What to do when a gas pump's readings don't match your car's gas gauge.
A couple of weeks ago, I went to Albuquerque, N.M., on vacation. I stopped to fill my '99 Honda Civic with gas at a local station. The tank holds 11.9 gallons, and, according to the pump, I took 11.7 gallons. But that can't be, because I was still a quarter full when I pulled into the gas station. I don't believe my gas gauge is broken, because I've run the tank much lower than that and not run out of fuel. I think the pump was rigged. My question is, how often are gas pumps checked for accuracy? Who checks them? And what can a consumer do if she suspects that a pump is rigged? -- Nancy
RAY: Good questions, Nancy.
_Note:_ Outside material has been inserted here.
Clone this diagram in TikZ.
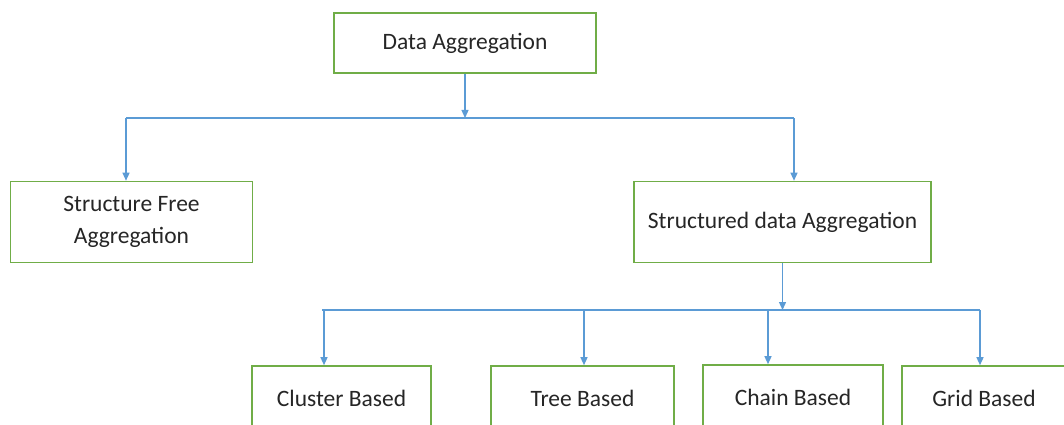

Each state has its own bureau of weights and measures (or something with a similar name) that's responsible for checking the accuracy of gasoline pumps and other scales and meters used to sell things to consumers.
TOM: In New Mexico, it's called the Standards and Consumer Services Division, and it falls under the state Department of Agriculture. Hey, what do you want from us? We don't organize state bureaucracies, we just answer car questions.
RAY: In New Mexico, we're told that every gasoline pump is inspected within 30 days of being installed or repaired by an authorized service person. Additionally, every pump in the state is subject to a surprise inspection at least once a year. And if it's found to be off by a meaningful amount, it can be shut down immediately by the inspector. And if there's reason to believe that it was tampered with intentionally, civil penalties can be imposed.
TOM: Of course, there are always sleazeballs who find ways around the laws. So the department also sends out inspectors to respond to consumer complaints about specific gas stations or pumps. And, according to Joe Gomez of the division, it puts those inspections at the top of the priority list.
RAY: So if a pump's readings seem fishy, in New Mexico you can call
(505) 646-1616. In other states, look for a listing in the phone book for the equivalent of the state department of weights and measures. Or, if your attorney general's office has a consumer-protection division, it should be able to refer you to the right place.
TOM: Just keep in mind, these bureaus only handle complaints about the accuracy of the pumps. Complaints about other gas-station issues, like the cleanliness of restrooms or the personal hygiene of the attendants, should go directly to my brother at his home number.